** SET TASK **
Return exactly, please, the lines that run from the line with "Generate a Python" to the line with "import seaborn as sns", ends included, and omit all pictures.

>> Begin GIVEN DATA

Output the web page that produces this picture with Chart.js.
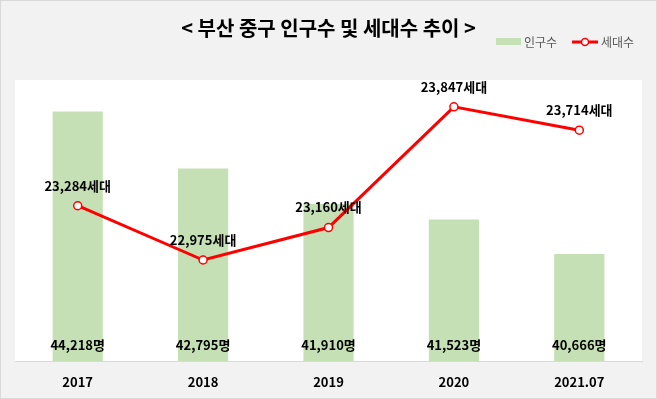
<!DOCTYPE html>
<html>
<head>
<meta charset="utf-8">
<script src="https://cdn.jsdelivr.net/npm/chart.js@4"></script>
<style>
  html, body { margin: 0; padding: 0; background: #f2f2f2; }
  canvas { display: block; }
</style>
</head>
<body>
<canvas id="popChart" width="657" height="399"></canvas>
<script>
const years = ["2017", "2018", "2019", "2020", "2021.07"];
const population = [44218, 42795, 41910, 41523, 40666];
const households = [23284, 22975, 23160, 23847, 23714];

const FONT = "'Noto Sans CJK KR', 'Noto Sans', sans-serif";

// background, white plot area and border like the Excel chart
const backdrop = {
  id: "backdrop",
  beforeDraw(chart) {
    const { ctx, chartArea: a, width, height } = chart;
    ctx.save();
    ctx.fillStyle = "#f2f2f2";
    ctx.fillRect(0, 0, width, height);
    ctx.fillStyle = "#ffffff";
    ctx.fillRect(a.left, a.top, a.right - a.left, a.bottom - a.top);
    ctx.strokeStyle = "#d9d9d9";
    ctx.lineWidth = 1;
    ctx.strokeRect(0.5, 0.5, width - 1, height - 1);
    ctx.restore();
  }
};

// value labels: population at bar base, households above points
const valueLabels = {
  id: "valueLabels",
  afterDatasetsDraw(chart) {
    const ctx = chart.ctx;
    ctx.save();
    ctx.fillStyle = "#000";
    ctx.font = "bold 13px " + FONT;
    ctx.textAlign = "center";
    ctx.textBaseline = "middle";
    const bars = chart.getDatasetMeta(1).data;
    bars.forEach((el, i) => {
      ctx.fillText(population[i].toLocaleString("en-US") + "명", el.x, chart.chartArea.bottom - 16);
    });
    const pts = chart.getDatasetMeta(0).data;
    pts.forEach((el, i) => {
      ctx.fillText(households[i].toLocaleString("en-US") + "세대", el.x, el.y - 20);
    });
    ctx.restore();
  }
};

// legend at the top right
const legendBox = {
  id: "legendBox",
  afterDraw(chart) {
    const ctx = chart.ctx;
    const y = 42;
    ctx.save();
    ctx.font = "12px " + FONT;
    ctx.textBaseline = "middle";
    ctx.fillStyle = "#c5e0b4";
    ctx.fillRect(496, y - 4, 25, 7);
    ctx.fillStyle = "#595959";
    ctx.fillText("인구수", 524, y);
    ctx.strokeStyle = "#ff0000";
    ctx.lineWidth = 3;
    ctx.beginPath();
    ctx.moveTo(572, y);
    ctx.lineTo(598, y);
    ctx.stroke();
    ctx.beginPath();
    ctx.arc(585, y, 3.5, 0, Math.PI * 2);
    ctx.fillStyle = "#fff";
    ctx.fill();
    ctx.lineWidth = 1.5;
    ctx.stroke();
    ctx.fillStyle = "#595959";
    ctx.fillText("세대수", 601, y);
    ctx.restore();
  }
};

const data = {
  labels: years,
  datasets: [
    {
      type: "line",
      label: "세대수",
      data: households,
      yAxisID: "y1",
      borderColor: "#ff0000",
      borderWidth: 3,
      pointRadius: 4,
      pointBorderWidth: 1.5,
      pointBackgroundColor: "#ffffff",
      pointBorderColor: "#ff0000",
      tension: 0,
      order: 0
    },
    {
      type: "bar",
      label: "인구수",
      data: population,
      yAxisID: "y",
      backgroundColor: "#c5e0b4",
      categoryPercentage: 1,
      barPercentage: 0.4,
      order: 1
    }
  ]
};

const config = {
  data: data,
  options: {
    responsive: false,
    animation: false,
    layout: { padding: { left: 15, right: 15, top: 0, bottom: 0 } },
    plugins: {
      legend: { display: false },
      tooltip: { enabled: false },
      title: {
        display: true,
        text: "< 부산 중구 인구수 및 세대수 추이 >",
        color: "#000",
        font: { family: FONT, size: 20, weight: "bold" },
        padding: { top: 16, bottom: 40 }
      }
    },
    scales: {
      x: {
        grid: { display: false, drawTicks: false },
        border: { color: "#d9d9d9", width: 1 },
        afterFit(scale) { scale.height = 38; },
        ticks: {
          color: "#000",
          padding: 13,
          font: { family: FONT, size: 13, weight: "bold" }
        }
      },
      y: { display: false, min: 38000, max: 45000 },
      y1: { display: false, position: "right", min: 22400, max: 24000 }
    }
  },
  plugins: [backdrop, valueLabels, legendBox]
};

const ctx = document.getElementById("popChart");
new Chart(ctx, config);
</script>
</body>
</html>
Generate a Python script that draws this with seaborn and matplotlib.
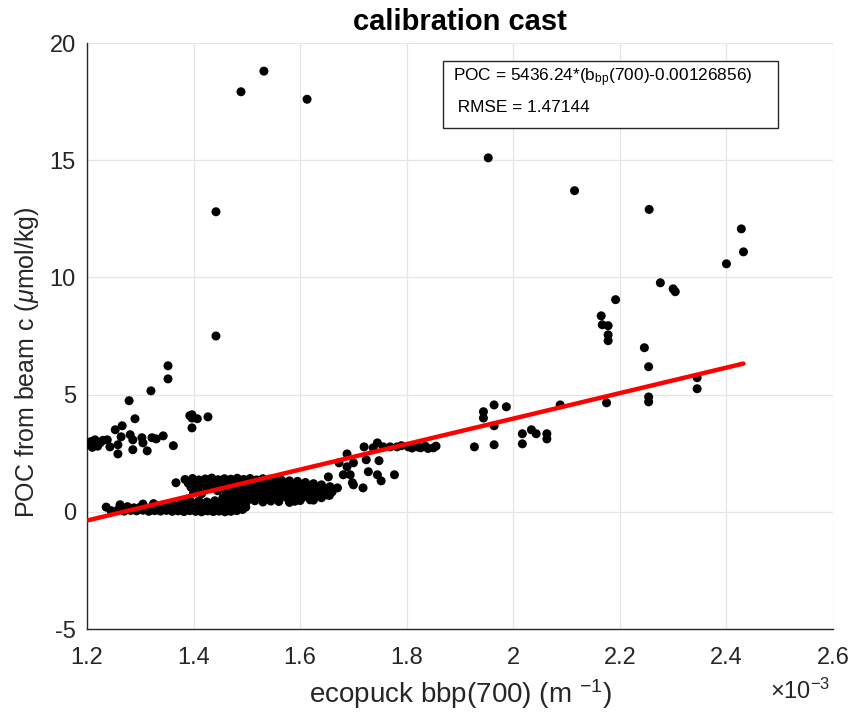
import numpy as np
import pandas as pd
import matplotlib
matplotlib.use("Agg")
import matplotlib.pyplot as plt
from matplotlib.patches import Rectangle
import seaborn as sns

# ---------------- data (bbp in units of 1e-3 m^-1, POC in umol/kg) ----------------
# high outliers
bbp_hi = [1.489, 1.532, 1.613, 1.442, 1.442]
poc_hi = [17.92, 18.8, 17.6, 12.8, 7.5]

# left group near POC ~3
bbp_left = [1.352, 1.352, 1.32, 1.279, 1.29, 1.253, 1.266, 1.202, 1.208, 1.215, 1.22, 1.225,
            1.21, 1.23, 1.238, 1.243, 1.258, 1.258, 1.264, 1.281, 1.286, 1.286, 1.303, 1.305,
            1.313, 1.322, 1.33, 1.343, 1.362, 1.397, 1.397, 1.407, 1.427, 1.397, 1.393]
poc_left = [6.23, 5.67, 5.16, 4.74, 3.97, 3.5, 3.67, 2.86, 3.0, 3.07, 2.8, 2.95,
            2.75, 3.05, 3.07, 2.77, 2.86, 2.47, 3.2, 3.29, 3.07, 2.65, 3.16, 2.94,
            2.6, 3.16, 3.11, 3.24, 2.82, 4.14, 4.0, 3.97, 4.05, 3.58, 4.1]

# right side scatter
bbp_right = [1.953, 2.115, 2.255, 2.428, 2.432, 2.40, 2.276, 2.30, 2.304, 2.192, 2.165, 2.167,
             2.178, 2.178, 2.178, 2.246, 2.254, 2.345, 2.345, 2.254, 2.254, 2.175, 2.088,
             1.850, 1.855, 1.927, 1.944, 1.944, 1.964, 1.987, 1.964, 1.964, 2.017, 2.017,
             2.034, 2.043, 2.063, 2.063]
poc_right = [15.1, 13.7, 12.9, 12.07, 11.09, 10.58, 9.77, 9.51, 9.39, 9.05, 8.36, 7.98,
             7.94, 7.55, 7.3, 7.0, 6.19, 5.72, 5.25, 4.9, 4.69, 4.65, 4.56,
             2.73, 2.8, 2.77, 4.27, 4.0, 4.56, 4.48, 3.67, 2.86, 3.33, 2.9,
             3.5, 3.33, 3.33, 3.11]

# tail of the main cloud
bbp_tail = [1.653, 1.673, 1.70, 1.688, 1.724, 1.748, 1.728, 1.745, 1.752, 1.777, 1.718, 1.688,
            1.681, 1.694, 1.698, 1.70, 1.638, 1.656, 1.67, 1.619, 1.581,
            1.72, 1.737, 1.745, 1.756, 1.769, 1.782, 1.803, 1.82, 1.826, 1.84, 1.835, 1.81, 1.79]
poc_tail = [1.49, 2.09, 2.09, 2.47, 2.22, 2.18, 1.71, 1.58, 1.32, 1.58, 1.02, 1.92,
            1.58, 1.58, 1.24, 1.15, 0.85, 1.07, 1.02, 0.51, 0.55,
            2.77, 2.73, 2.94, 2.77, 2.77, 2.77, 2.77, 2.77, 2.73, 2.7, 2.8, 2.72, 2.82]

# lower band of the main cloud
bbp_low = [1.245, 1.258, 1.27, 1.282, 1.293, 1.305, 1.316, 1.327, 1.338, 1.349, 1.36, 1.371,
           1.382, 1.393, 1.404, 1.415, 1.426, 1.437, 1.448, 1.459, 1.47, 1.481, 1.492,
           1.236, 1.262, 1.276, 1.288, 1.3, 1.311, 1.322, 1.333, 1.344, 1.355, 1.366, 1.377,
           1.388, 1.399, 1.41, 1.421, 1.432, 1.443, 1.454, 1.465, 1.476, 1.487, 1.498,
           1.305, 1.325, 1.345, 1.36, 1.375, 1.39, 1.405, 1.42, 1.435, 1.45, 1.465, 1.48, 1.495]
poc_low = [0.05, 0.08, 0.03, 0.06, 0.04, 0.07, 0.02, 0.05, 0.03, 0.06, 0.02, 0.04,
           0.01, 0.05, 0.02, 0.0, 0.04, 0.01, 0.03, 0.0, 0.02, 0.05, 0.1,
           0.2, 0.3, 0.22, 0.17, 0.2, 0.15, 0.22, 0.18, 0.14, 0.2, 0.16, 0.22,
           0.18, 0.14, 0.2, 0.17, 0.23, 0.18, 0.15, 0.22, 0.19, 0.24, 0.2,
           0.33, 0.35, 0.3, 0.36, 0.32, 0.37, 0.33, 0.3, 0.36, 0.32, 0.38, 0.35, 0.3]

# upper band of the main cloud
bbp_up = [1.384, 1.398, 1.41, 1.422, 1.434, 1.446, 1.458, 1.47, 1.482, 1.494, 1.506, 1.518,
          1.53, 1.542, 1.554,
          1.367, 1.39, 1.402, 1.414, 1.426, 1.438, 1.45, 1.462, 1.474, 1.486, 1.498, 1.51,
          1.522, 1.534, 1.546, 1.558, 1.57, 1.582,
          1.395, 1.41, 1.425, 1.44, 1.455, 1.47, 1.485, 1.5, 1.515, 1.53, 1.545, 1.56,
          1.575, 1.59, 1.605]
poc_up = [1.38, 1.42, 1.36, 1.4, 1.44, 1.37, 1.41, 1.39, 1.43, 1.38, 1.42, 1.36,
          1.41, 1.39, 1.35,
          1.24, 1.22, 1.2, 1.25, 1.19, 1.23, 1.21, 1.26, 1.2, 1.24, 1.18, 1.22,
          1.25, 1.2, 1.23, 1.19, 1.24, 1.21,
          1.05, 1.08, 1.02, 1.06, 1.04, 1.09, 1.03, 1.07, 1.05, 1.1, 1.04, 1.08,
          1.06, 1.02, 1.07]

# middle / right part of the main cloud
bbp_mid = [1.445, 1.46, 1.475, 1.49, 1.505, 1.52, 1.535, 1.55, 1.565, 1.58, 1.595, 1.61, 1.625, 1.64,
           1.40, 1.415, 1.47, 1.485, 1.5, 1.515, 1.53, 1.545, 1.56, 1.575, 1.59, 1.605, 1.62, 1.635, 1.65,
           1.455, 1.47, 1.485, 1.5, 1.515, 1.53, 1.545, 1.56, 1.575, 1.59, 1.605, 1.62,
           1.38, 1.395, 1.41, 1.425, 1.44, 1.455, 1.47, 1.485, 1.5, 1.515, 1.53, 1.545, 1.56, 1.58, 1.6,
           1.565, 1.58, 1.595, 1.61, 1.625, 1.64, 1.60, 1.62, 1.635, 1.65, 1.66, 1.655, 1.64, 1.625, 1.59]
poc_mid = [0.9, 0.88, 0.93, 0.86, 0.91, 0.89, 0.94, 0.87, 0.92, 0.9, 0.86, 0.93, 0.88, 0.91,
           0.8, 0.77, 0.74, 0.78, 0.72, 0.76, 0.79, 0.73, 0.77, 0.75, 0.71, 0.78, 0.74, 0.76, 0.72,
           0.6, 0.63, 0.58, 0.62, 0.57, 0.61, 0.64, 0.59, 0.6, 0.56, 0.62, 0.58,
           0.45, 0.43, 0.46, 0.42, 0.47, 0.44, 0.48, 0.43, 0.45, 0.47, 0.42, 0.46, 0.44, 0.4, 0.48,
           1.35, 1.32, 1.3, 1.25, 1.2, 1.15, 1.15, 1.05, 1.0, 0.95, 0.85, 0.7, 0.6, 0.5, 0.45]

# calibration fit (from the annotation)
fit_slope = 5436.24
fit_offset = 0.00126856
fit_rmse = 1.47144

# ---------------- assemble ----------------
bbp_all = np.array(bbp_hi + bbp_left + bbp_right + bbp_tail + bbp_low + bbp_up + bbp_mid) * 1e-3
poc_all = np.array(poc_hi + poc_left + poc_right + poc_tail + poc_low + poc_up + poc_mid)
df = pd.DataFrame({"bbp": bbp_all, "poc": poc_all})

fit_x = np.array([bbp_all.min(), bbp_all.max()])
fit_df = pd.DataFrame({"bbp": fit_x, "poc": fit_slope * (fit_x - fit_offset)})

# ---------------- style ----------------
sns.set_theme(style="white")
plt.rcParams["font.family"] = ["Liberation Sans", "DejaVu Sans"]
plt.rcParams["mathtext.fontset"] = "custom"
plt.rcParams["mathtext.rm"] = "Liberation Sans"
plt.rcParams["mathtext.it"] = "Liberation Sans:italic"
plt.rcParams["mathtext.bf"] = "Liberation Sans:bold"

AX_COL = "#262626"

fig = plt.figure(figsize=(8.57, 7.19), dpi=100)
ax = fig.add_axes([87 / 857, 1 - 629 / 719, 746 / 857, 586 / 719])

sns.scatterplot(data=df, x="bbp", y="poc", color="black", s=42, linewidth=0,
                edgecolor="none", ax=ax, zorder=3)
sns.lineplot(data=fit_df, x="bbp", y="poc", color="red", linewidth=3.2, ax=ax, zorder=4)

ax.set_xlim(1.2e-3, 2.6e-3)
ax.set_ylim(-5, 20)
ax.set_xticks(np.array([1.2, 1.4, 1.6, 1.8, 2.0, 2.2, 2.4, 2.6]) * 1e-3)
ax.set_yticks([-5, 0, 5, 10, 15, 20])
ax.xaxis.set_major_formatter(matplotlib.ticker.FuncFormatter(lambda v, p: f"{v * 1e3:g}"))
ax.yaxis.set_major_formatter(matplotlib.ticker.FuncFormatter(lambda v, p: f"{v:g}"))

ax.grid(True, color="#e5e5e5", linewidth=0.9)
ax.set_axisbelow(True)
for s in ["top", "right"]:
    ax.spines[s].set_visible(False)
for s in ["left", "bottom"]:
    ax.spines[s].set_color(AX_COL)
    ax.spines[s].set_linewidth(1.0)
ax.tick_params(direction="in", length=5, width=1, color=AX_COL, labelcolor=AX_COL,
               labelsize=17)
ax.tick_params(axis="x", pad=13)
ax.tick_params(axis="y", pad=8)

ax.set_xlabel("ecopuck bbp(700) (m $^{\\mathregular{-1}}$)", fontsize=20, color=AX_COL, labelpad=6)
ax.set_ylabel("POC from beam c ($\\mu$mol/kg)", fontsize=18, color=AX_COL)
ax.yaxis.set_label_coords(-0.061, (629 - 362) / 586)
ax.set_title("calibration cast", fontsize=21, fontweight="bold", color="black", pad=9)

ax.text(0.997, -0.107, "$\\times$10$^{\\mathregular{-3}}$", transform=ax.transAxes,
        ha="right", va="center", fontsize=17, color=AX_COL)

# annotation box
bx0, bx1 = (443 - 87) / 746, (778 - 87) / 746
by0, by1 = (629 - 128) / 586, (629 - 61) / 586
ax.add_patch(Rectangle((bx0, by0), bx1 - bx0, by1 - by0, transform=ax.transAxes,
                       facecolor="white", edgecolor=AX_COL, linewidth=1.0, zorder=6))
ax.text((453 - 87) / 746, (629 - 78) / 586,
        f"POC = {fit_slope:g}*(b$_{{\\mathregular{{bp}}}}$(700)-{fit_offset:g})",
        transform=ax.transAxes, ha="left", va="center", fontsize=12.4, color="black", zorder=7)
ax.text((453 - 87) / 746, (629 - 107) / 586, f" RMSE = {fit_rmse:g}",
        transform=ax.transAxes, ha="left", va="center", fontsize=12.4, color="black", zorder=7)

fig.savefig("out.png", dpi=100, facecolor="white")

>> End GIVEN DATA

** SOLUTION TO THIS PROBLEM **
Generate a Python script that draws this with seaborn and matplotlib.
import numpy as np
import pandas as pd
import matplotlib
matplotlib.use("Agg")
import matplotlib.pyplot as plt
from matplotlib.patches import Rectangle
import seaborn as sns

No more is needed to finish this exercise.